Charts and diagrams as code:
------------------------------
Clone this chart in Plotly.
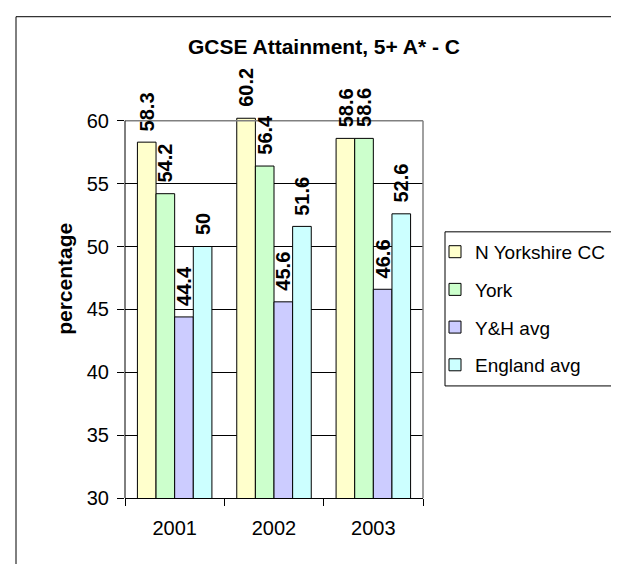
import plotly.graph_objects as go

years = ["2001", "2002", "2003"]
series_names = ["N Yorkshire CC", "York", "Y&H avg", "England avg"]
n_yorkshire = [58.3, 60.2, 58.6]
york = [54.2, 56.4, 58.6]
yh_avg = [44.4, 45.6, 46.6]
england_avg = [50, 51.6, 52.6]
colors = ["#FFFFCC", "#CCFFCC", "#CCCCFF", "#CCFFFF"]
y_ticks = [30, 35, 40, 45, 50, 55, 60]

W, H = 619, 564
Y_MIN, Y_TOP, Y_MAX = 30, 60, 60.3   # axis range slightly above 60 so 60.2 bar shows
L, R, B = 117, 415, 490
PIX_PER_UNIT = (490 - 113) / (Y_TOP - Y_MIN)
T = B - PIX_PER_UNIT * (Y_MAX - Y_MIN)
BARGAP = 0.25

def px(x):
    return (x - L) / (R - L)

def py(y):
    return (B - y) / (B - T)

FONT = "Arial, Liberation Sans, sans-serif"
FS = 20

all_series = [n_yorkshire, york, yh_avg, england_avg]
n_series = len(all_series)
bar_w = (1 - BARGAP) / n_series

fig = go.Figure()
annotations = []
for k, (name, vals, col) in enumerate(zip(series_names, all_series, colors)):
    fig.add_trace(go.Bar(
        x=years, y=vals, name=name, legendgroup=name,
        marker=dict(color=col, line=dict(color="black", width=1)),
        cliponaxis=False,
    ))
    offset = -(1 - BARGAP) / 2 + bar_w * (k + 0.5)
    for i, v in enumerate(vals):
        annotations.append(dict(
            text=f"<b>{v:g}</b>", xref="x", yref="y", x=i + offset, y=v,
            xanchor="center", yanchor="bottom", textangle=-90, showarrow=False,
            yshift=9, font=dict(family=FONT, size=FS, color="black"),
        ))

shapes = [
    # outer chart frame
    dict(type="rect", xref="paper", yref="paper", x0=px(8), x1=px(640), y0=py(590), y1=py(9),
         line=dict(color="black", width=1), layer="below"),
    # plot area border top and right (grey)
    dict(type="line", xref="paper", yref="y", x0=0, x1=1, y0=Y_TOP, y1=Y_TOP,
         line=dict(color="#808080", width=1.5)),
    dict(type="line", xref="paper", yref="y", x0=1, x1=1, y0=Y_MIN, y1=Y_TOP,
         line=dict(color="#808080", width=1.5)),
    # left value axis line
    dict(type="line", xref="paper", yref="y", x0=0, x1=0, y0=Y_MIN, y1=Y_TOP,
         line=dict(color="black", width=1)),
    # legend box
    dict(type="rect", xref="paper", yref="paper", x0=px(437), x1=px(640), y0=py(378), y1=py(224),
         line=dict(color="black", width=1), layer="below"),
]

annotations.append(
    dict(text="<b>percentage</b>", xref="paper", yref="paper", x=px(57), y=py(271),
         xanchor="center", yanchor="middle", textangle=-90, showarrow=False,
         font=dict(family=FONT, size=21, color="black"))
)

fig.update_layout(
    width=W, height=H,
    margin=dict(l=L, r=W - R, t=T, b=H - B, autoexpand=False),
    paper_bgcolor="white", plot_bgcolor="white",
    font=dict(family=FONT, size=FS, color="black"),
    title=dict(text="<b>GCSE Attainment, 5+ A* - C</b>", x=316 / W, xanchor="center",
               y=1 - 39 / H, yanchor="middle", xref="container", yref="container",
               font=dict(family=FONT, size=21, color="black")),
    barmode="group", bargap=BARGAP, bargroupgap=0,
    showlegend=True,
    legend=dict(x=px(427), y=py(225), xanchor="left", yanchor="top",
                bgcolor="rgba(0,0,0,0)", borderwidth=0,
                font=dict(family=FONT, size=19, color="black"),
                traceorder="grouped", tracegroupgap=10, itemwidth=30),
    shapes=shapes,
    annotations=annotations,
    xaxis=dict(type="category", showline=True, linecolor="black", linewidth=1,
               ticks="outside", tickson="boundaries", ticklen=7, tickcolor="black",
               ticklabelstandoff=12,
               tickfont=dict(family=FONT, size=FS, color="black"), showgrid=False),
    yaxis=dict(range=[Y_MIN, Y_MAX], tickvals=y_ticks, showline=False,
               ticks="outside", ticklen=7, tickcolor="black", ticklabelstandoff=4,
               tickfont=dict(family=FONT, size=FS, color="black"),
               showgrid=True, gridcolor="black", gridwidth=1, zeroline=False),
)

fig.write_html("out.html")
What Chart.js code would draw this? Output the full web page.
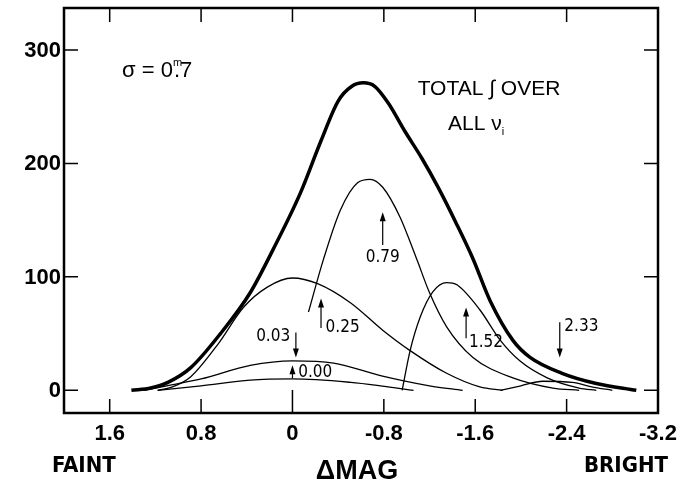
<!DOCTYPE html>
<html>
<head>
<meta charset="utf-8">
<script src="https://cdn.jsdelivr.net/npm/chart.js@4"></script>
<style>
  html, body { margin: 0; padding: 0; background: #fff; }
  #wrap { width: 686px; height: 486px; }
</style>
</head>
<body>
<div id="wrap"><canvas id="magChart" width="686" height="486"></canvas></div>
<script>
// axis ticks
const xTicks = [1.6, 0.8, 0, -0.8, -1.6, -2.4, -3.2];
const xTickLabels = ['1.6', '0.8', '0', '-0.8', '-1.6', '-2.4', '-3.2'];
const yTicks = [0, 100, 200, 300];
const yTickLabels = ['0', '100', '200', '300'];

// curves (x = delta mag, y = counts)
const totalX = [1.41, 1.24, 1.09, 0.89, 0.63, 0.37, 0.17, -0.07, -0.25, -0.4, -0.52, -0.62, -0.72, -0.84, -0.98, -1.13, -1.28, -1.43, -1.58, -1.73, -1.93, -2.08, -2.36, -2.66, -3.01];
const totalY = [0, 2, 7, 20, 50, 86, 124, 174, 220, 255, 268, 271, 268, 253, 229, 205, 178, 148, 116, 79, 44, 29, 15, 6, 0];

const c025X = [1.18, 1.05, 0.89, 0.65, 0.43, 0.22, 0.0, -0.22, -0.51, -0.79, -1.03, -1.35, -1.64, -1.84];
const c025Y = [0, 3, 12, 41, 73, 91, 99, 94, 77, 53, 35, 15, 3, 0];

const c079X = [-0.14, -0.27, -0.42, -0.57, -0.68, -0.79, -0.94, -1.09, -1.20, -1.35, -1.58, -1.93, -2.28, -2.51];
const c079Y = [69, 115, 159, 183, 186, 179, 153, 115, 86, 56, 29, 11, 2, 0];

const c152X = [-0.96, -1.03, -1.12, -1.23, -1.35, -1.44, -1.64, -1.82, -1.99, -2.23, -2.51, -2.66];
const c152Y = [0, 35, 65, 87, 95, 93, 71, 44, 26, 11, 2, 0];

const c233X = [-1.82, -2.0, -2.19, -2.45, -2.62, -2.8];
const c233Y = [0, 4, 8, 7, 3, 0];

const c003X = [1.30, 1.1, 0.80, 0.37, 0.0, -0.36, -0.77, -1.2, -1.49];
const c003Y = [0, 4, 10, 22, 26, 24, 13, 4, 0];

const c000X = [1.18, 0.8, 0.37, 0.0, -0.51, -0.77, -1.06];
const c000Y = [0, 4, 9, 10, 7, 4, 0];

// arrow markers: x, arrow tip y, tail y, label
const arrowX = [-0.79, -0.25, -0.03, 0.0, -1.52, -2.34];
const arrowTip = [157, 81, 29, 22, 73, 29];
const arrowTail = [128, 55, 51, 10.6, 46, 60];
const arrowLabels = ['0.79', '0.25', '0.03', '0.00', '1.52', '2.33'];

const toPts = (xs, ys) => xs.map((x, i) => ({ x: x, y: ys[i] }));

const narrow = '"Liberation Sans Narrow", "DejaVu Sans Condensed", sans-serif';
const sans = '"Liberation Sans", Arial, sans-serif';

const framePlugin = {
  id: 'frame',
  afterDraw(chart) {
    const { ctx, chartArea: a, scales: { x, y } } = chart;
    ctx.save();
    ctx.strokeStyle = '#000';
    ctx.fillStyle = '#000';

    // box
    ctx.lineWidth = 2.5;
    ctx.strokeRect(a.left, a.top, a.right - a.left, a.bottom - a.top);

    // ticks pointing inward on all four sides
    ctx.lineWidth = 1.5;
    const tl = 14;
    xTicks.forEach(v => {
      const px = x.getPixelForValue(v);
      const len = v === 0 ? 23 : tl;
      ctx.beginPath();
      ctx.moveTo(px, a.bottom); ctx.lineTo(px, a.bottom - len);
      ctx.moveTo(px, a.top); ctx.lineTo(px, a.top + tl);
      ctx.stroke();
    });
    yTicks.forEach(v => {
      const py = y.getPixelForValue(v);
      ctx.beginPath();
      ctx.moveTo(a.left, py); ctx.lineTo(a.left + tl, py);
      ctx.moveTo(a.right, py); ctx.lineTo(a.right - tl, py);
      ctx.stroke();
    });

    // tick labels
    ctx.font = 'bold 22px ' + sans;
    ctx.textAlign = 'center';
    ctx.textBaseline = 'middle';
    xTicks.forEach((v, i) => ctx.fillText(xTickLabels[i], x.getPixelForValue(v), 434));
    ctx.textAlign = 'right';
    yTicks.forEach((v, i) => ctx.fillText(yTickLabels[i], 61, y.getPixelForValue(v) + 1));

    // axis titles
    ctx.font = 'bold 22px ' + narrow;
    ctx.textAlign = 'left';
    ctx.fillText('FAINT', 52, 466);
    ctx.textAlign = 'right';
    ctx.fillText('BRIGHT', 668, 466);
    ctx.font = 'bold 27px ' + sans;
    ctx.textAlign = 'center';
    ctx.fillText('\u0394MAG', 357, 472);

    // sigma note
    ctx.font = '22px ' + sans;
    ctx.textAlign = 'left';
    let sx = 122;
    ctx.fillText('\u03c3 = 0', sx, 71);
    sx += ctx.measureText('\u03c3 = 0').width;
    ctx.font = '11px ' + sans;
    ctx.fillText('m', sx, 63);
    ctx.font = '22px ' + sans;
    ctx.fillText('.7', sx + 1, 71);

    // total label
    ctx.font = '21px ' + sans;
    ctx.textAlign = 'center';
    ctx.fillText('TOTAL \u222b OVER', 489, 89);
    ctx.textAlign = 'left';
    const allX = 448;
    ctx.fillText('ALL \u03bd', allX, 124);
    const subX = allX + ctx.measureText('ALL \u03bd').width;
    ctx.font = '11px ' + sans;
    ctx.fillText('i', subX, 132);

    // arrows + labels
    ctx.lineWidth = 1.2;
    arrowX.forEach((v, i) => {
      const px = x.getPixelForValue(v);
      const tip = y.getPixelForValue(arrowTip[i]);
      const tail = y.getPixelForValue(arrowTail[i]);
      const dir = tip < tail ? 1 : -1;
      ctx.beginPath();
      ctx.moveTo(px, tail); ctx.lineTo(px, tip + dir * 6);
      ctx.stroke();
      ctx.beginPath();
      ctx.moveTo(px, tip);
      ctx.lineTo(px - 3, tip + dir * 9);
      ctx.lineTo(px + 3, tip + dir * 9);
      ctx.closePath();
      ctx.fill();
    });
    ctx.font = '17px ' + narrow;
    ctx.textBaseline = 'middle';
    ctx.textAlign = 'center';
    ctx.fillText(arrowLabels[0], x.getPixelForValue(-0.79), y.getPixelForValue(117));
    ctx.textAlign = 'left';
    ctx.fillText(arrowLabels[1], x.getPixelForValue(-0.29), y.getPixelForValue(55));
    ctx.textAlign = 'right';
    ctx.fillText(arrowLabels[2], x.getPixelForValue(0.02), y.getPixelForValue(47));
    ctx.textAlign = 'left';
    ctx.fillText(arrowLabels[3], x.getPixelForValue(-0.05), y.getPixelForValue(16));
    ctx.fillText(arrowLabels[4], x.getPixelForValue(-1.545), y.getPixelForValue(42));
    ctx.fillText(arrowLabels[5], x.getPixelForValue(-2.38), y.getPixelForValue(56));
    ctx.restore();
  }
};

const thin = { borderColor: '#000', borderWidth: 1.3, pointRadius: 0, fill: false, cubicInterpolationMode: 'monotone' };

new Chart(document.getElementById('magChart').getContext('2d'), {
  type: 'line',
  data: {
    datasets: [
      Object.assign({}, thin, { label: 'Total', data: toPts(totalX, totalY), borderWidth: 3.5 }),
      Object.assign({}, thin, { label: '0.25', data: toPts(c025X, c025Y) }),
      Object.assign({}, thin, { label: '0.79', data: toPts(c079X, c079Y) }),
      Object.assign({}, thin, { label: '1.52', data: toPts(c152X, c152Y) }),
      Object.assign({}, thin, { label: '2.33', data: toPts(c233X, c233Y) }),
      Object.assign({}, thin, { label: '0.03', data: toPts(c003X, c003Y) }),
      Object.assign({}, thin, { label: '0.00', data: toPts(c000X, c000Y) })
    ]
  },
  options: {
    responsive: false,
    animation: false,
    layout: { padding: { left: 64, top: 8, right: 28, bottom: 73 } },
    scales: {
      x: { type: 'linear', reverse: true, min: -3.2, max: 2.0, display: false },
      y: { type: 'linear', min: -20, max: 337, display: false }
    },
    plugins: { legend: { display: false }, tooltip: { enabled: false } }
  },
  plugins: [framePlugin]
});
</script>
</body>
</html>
------------------------------
- Problem details -
Which lines hold the word "this"? Return all of them from the records above.

- Correct answer -
Clone this chart in Plotly.
What Chart.js code would draw this? Output the full web page.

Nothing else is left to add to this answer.